I'm on Kubuntu 12.04 running C::B nightly build svn 8248 (from jens Lody repository).
My application uses boost that I have compiled from source and installed in a non-standard location. If I try to run the application from the command line I get the following error message at startup
error while loading shared libraries: libboost_thread.so.1.51.0: cannot open shared object file: No such file or directory
This is all quite logical as I am using boost::thread and didn't include the directory where boost is installed in LD_LIBRARY_PATH.
But what is surprising, is that the application starts just fine from within Code::Blocks.
How does C::B find the boost shared object files, when I haven't really told it where to look?
Can someone test the patch on windows and paste the log from the "Build log" tab?

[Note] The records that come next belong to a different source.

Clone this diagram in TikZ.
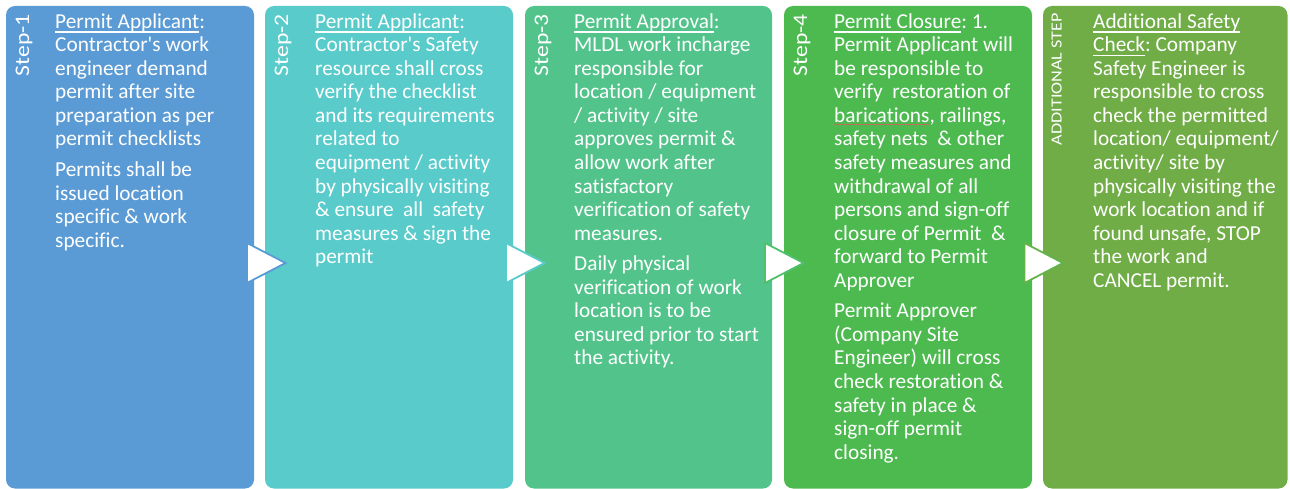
\documentclass[tikz,border=0pt]{standalone}
\usepackage{graphicx}
\usepackage{fontspec}
\setmainfont{Carlito}[Ligatures={TeXOff,NoCommon}]
\definecolor{cA}{HTML}{5B9BD5}
\definecolor{cB}{HTML}{58CBCA}
\definecolor{cC}{HTML}{52C48B}
\definecolor{cD}{HTML}{4DBA50}
\definecolor{cE}{HTML}{70AD47}
\definecolor{aC}{HTML}{4FC06E}
\definecolor{aD}{HTML}{62B44A}
\definecolor{spell}{HTML}{C0705A}
\newcommand\myul[1]{\setbox0\hbox{#1}\rlap{\rule[-4.3pt]{\wd0}{1.2pt}}\box0}
\newcommand\myspell[1]{\setbox0\hbox{#1}\rlap{\color{spell}\rule[-2.4pt]{\wd0}{0.8pt}}\box0}
\newcommand\steptxt[1]{\resizebox{62pt}{\height}{#1}}
\newcommand\addtxt[1]{\resizebox{132pt}{\height}{#1}}
\begin{document}
\frenchspacing
\begin{tikzpicture}[x=1pt,y=-1pt,
  box/.style={draw=none, rounded corners=9pt, inner sep=0pt, outer sep=0pt, anchor=north west, minimum height=482.5pt},
  txt/.style={text=white, anchor=north west, inner sep=0pt, align=left, font=\fontsize{21.3}{23.55}\selectfont},
  lbl/.style={text=white, rotate=90, anchor=base east, inner sep=0pt, font=\fontsize{20.7}{23}\selectfont},
  lblsmall/.style={text=white, rotate=90, anchor=base east, inner sep=0pt, font=\fontsize{15.5}{18}\selectfont},
  arr/.style={fill=white, line width=1.8pt, line join=miter}]
\useasboundingbox (0,0) rectangle (1290,489);
% boxes
\node[box, fill=cA, minimum width=248pt] (b1) at (6,6) {};
\node[box, fill=cB, minimum width=248pt] (b2) at (265,6) {};
\node[box, fill=cC, minimum width=247pt] (b3) at (525,6) {};
\node[box, fill=cD, minimum width=248pt] (b4) at (784,6) {};
\node[box, fill=cE, minimum width=244.5pt] (b5) at (1043,6) {};
% step labels
\node[lbl] (l1) at (29,14) {\steptxt{Step-1}};
\node[lbl] (l2) at (288,14) {\steptxt{Step-2}};
\node[lbl] (l3) at (548,14) {\steptxt{Step-3}};
\node[lbl] (l4) at (807,14) {\steptxt{Step-4}};
\node[lblsmall] (l5) at (1061.5,13) {\addtxt{ADDITIONAL STEP}};
% texts
\node[txt] (t1) at (55,11.55) {\strut\myul{Permit Applicant}:\\
Contractor's work\\
engineer demand\\
permit after site\\
preparation as per\\
permit checklists\\[7pt]
Permits shall be\\
issued location\\
specific \& work\\
specific.};
\node[txt] (t2) at (315,11.55) {\strut\myul{Permit Applicant}:\\
Contractor's Safety\\
resource shall cross\\
verify the checklist\\
and its requirements\\
related to\\
equipment / activity\\
by physically visiting\\
\& ensure\ \ all\ \ safety\\
measures \& sign the\\
permit};
\node[txt] (t3) at (574,11.55) {\strut\myul{Permit Approval}:\\
MLDL work incharge\\
responsible for\\
location / equipment\\
/ activity / site\\
approves permit \&\\
allow work after\\
satisfactory\\
verification of safety\\
measures.\\[7pt]
Daily physical\\
verification of work\\
location is to be\\
ensured prior to start\\
the activity.};
\node[txt] (t4) at (834,11.55) {\strut\myul{Permit Closure}: 1.\\
Permit Applicant will\\
be responsible to\\
verify\ \ restoration of\\
\myspell{barications}, railings,\\
safety nets\ \ \& other\\
safety measures and\\
withdrawal of all\\
persons and sign-off\\
closure of Permit\ \ \&\\
forward to Permit\\
Approver\\[7pt]
Permit Approver\\
(Company Site\\
Engineer) will cross\\
check restoration \&\\
safety in place \&\\
sign-off permit\\
closing.};
\node[txt] (t5) at (1093,11.55) {\strut\myul{Additional Safety}\\
\myul{Check}: Company\\
Safety Engineer is\\
responsible to cross\\
check the permitted\\
location/ equipment/\\
activity/ site by\\
physically visiting the\\
work location and if\\
found unsafe, STOP\\
the work and\\
CANCEL permit.};
% arrows
\draw[arr, draw=cA] (247,243) -- (285.5,263) -- (247,283) -- cycle;
\draw[arr, draw=cB] (506,243) -- (544.5,263) -- (506,283) -- cycle;
\draw[arr, draw=aC] (765,243) -- (803.5,263) -- (765,283) -- cycle;
\draw[arr, draw=aD] (1024.5,243) -- (1063,263) -- (1024.5,283) -- cycle;
\end{tikzpicture}
\end{document}
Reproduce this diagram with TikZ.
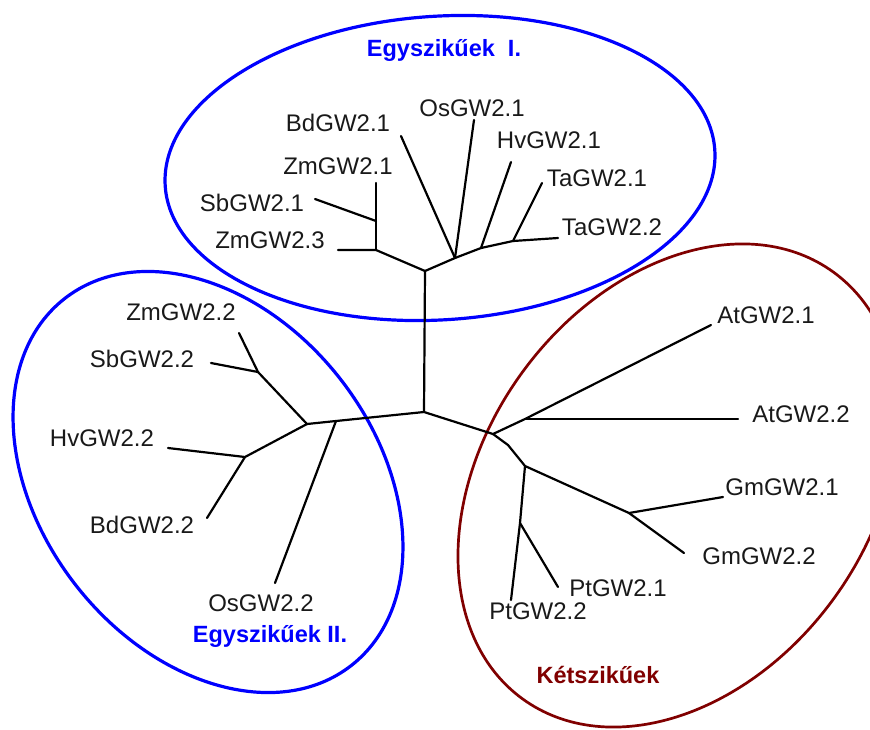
\documentclass[tikz,border=0pt]{standalone}
\usepackage{fontspec}
\setmainfont{Liberation Sans}
\definecolor{grpblue}{RGB}{0,0,255}
\definecolor{grpred}{RGB}{128,0,0}
\begin{document}
\begin{tikzpicture}[x=1pt,y=-1pt,
  br/.style={line width=2.2pt, line join=round, line cap=round},
  lab/.style={font=\fontsize{24}{28}\selectfont, inner sep=0pt, text=black!90},
  ttl/.style={font=\fontsize{23.5}{28}\selectfont\bfseries, inner sep=0pt}]
\useasboundingbox (0,0) rectangle (870,729);
\clip (0,0) rectangle (870,729);
% group ellipses
\draw[grpblue, line width=3.2pt, rotate around={3.75:(440,168)}] (440,168) ellipse [x radius=275.4pt, y radius=151.8pt];
\draw[grpblue, line width=3.2pt, rotate around={-52:(208,482)}] (208,482) ellipse [x radius=232.8pt, y radius=167.7pt];
\draw[grpred, line width=2.7pt, rotate around={53.85:(678,485.5)}] (678,485.5) ellipse [x radius=264pt, y radius=192.5pt];
% junctions
\coordinate (C) at (424,412);
\coordinate (U) at (425,271);
\coordinate (Z) at (376,250);
\coordinate (Zs) at (376,221);
\coordinate (O) at (455,258);
\coordinate (H) at (481,248);
\coordinate (T) at (513,241);
\coordinate (A) at (336,421);
\coordinate (B) at (307,424);
\coordinate (S) at (258,372);
\coordinate (Hj) at (245,457);
\coordinate (D) at (493,434);
\coordinate (At) at (525,419);
\coordinate (Bend) at (508,445);
\coordinate (P) at (525,466);
\coordinate (Gm) at (629,513);
\coordinate (Pt) at (520,523);
% leaf ends
\coordinate (lZm1) at (376,183);
\coordinate (lSb1) at (315,199);
\coordinate (lZm3) at (338,250);
\coordinate (lBd1) at (401,136);
\coordinate (lOs1) at (474,120);
\coordinate (lHv1) at (511,162);
\coordinate (lTa1) at (542,183);
\coordinate (lTa2) at (558,238);
\coordinate (lZm2) at (239,333);
\coordinate (lSb2) at (211,363);
\coordinate (lHv2) at (168,448);
\coordinate (lBd2) at (207,518);
\coordinate (lOs2) at (275,583);
\coordinate (lAt1) at (711,325);
\coordinate (lAt2) at (738,419);
\coordinate (lGm1) at (723,497);
\coordinate (lGm2) at (684,553);
\coordinate (lPt1) at (558,587);
\coordinate (lPt2) at (511,600);
% branches
\draw[br] (C) -- (U);
\draw[br] (U) -- (Z) -- (lZm3);
\draw[br] (Z) -- (Zs) -- (lZm1);
\draw[br] (Zs) -- (lSb1);
\draw[br] (U) -- (O) -- (lBd1);
\draw[br] (O) -- (lOs1);
\draw[br] (O) -- (H) -- (lHv1);
\draw[br] (H) -- (T) -- (lTa1);
\draw[br] (T) -- (lTa2);
\draw[br] (C) -- (A) -- (B) -- (S) -- (lZm2);
\draw[br] (S) -- (lSb2);
\draw[br] (A) -- (lOs2);
\draw[br] (B) -- (Hj) -- (lHv2);
\draw[br] (Hj) -- (lBd2);
\draw[br] (C) -- (D) -- (At) -- (lAt1);
\draw[br] (At) -- (lAt2);
\draw[br] (D) -- (Bend) -- (P) -- (Gm) -- (lGm1);
\draw[br] (Gm) -- (lGm2);
\draw[br] (P) -- (Pt) -- (lPt2);
\draw[br] (Pt) -- (lPt1);
% labels
\node[lab] (tBd1) at (338,123) {BdGW2.1};
\node[lab] (tOs1) at (472,108) {OsGW2.1};
\node[lab] (tHv1) at (549,140) {HvGW2.1};
\node[lab] (tTa1) at (597,178) {TaGW2.1};
\node[lab] (tTa2) at (612,227) {TaGW2.2};
\node[lab] (tZm1) at (338,166) {ZmGW2.1};
\node[lab] (tSb1) at (252,203) {SbGW2.1};
\node[lab] (tZm3) at (270,240) {ZmGW2.3};
\node[lab] (tZm2) at (181,312) {ZmGW2.2};
\node[lab] (tSb2) at (142,359) {SbGW2.2};
\node[lab] (tHv2) at (102,438) {HvGW2.2};
\node[lab] (tBd2) at (142,525) {BdGW2.2};
\node[lab] (tOs2) at (261,603) {OsGW2.2};
\node[lab] (tAt1) at (766,315) {AtGW2.1};
\node[lab] (tAt2) at (801,414) {AtGW2.2};
\node[lab] (tGm1) at (782,487) {GmGW2.1};
\node[lab] (tGm2) at (759,556) {GmGW2.2};
\node[lab] (tPt1) at (618,588) {PtGW2.1};
\node[lab] (tPt2) at (538,611) {PtGW2.2};
% group titles
\node[ttl, text=grpblue] (g1) at (444,50) {Egyszikűek\ \ I.};
\node[ttl, text=grpblue] (g2) at (270,636) {Egyszikűek II.};
\node[ttl, text=grpred] (g3) at (598,675) {Kétszikűek};
\end{tikzpicture}
\end{document}
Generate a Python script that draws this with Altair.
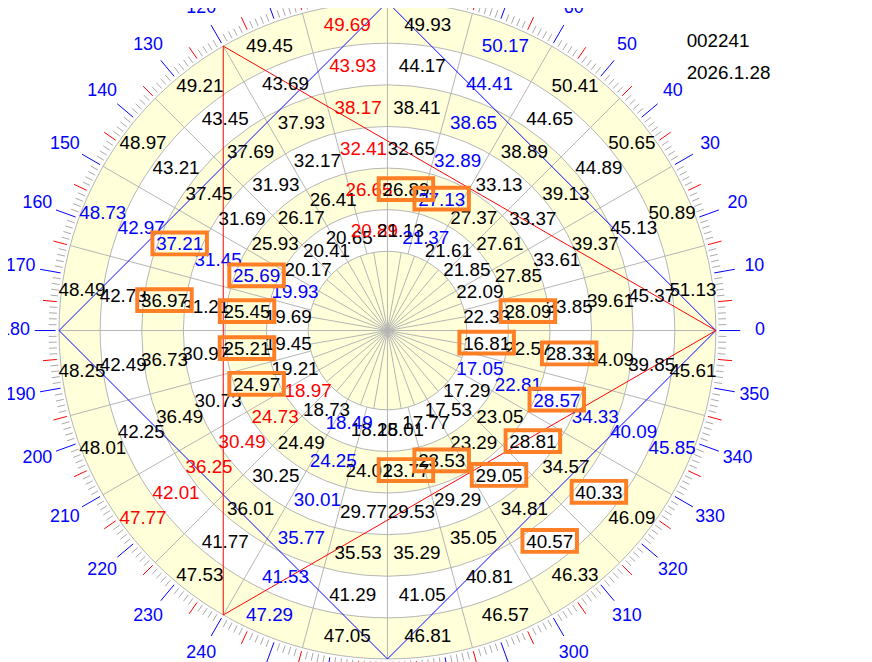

I'll try, but from what I can say personally: In a private project of mine I had the issue that wxSetEnv is unreliable for some reason. So what I did was the following:
bool mySetEnv(const wxString& name, const wxString& value)
{
// The WX-way...
bool success = wxSetEnv(name, value);
// The MinGW-way...
wxString putenv_var = name + wxT("=") + value;
#if wxUSE_UNICODE
std::string stl_putenv_var = (const char*)putenv_var.mb_str(wxConvLocal);
#else
std::string stl_putenv_var = putenv_var.c_str();
#endif
char buffer[stl_putenv_var.length()+1]; memset(buffer, 0x00, sizeof(buffer));
memcpy(buffer, stl_putenv_var.c_str(), stl_putenv_var.length());
success &= ( putenv(buffer)==0 ); // returns 0 on success
// success &= ( _putenv(stl_putenv_var.c_str())==0 );
return success;
}// mySetEnv
...then (and only then!), all my low-level code that relies on envvars being set worked properly. You may face a similar issue here.